Nano Banana 2 uses an internal memory pooling system to reduce the overhead of frequent allocation and deallocation cycles during high-throughput data processing. Rather than allocating a new buffer for every record that passes through the pipeline, the library maintains a pool of pre-allocated byte buffers that stages can borrow, use, and return. This approach significantly reduces GC pressure in languages with managed memory—particularly Python—and keeps allocation latency predictable under load. The pool size and per-buffer capacity are configurable, allowing you to tune memory behavior based on your typical record size and concurrency level.
For the Rust and Go clients, memory management aligns with the idiomatic patterns of each language. The Go client uses sync.Pool for buffer reuse and relies on Go’s garbage collector for lifecycle management. The Rust client uses unsafe code for performance-critical paths but encapsulates it behind safe abstractions, with ownership and borrow-checker rules ensuring that memory is freed correctly without runtime overhead.

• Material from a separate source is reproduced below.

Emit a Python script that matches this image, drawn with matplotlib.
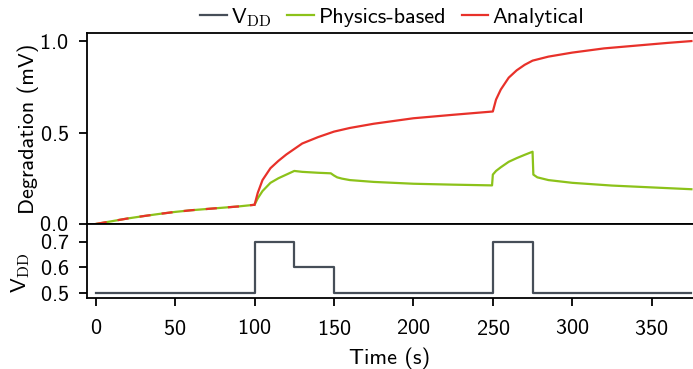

In both cases, the library avoids holding references to pipeline data after a stage completes processing, which limits the live heap footprint to what is actively in flight at any moment.
If you observe unexpected memory growth in a running pipeline, the most common cause is backpressure: an upstream stage is producing records faster than a downstream stage can consume them, causing the internal buffers to grow. Nano Banana 2 exposes metrics for buffer utilization via its built-in metrics endpoint, which you can scrape with Prometheus or inspect with the CLI. Identifying and addressing the slow stage—whether by tuning its concurrency configuration or optimizing the transformation logic—will typically resolve the memory growth without needing to increase pool limits.